Perdidas sus otras dos columnas, del Podemos original hoy solo resta su software operativo, en forma de una potente red de afiliados digitales, sin capacidad de representación social o territorial, pero todavía dispuestos a movilizarse puntualmente cuando la causa merezca la pena. Este es el valor que pretende reivindicar Iglesias en el intento de no quedar arrinconado ante los promotores del acto de Magariños.
Al fin y al cabo, Podemos puede conjeturar que en las encuestas siguen siendo mayoría quienes aún manifiestan su intención de votar a Unidas Podemos, antes que a Sumar o algunos de sus aliados.

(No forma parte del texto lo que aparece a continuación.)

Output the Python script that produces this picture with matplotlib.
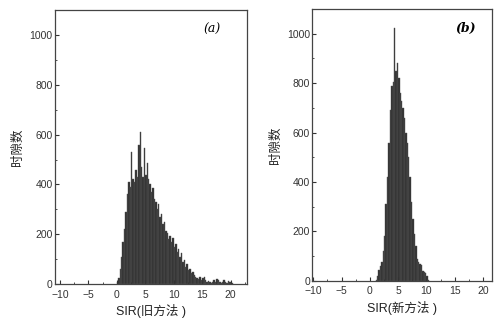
import numpy as np
import matplotlib
matplotlib.use("Agg")
import matplotlib.pyplot as plt
from matplotlib.ticker import MultipleLocator

plt.rcParams['font.family'] = ['Liberation Sans', 'Noto Sans CJK SC', 'DejaVu Sans']

# histogram bins (width 0.25), left edges and counts
BIN_W = 0.25

old_start = 0.0
old_counts = [10, 25, 60, 110, 170, 220, 290, 360, 410, 390,
              530, 420, 410, 460, 430, 560, 610, 470, 430, 545,
              440, 485, 420, 400, 370, 385, 340, 330, 300, 320,
              270, 280, 240, 250, 215, 205, 180, 195, 170, 185,
              150, 160, 130, 140, 110, 125, 90, 95, 70, 80,
              55, 60, 45, 50, 35, 30, 25, 20, 30, 15,
              25, 30, 15, 10, 12, 8, 5, 10, 15, 8,
              20, 15, 10, 5, 8, 15, 10, 5, 12, 8,
              5, 3]

new_start = 1.0
new_counts = [5, 20, 45, 60, 75, 120, 180, 310, 420, 560,
              690, 790, 805, 1025, 850, 880, 820, 760, 730, 700,
              660, 600, 560, 500, 420, 320, 250, 190, 140, 90,
              75, 70, 65, 40, 35, 30, 20, 5]

x_ticks = [-10, -5, 0, 5, 10, 15, 20]
y_ticks = [0, 200, 400, 600, 800, 1000]
y_label = "时隙数"
x_labels = ["SIR(旧方法 )", "SIR(新方法 )"]
panel_tags = ["(a)", "(b)"]

fig = plt.figure(figsize=(4.94, 3.24), dpi=100)
ax_a = fig.add_axes([0.111, 0.123, 0.389, 0.846])
ax_b = fig.add_axes([0.632, 0.133, 0.364, 0.839])


def draw_panel(ax, start, counts, xlim, xlabel, tag, tag_x, tag_weight):
    counts = np.array(counts)
    lefts = start + BIN_W * np.arange(len(counts))
    ax.bar(lefts, counts, width=BIN_W, align='edge', color='#2e2e2e',
           edgecolor='#555555', linewidth=0.3)
    ax.set_xlim(*xlim)
    ax.set_ylim(0, 1100)
    ax.set_xticks(x_ticks)
    ax.set_yticks(y_ticks)
    ax.xaxis.set_minor_locator(MultipleLocator(2.5))
    ax.yaxis.set_minor_locator(MultipleLocator(100))
    ax.tick_params(which='both', direction='in', labelsize=7.5, colors='#333333')
    ax.tick_params(axis='x', pad=4)
    ax.tick_params(axis='y', pad=1.5)
    ax.tick_params(which='major', length=3)
    ax.tick_params(which='minor', length=1.5)
    for s in ax.spines.values():
        s.set_color('#444444')
        s.set_linewidth(0.9)
    ax.set_xlabel(xlabel, fontsize=9, labelpad=3, color='#222222')
    ax.set_ylabel(y_label, fontsize=9, labelpad=4, color='#222222')
    ax.text(tag_x, 0.93, tag, transform=ax.transAxes, fontsize=9,
            family=['DejaVu Serif'], style='italic', weight=tag_weight,
            ha='center', va='center')


draw_panel(ax_a, old_start, old_counts, (-10.9, 22.9), x_labels[0],
           panel_tags[0], 0.82, 'normal')
draw_panel(ax_b, new_start, new_counts, (-10.2, 21.6), x_labels[1],
           panel_tags[1], 0.85, 'bold')

fig.savefig("out.png", dpi=100)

Pero, ¿cuántos de esos votantes leales lo son a condición de que Podemos siga haciendo verosímil la coalición de gobierno encabezada por el superviviente Sánchez? Los datos del CIS nos ofrecen algunos indicios contraintuitivos: aunque quienes explicitan que votarán UP se sitúan ligeramente más a la izquierda que los votantes de Sumar (y sus socios), también tienen mayor propensión a escoger el PSOE como opción alternativa de voto. Igualmente, prefieren más a Sánchez como presidente (casi el doble), le puntúan mejor y le rechazan menos que quienes se manifiestan abiertamente por Sumar. También parecen menos movilizables por la personalidad de los candidatos que por sus aspectos programáticos.
Todo esto suscita dudas sobre la fuerza real que le queda a Podemos en su pulso con Díaz. Pero también genera escepticismo sobre escenarios alternativos ante una posible ruptura, como podría ser esa especulación de una coalición electoral entre el PSOE y Sumar como vía para preservar la primacía electoral. La coordinación electoral entre espacios políticos tan solapados y en competición suele ser agónica. Por eso, los votantes también suelen premiar a quienes se atreven a culminarla.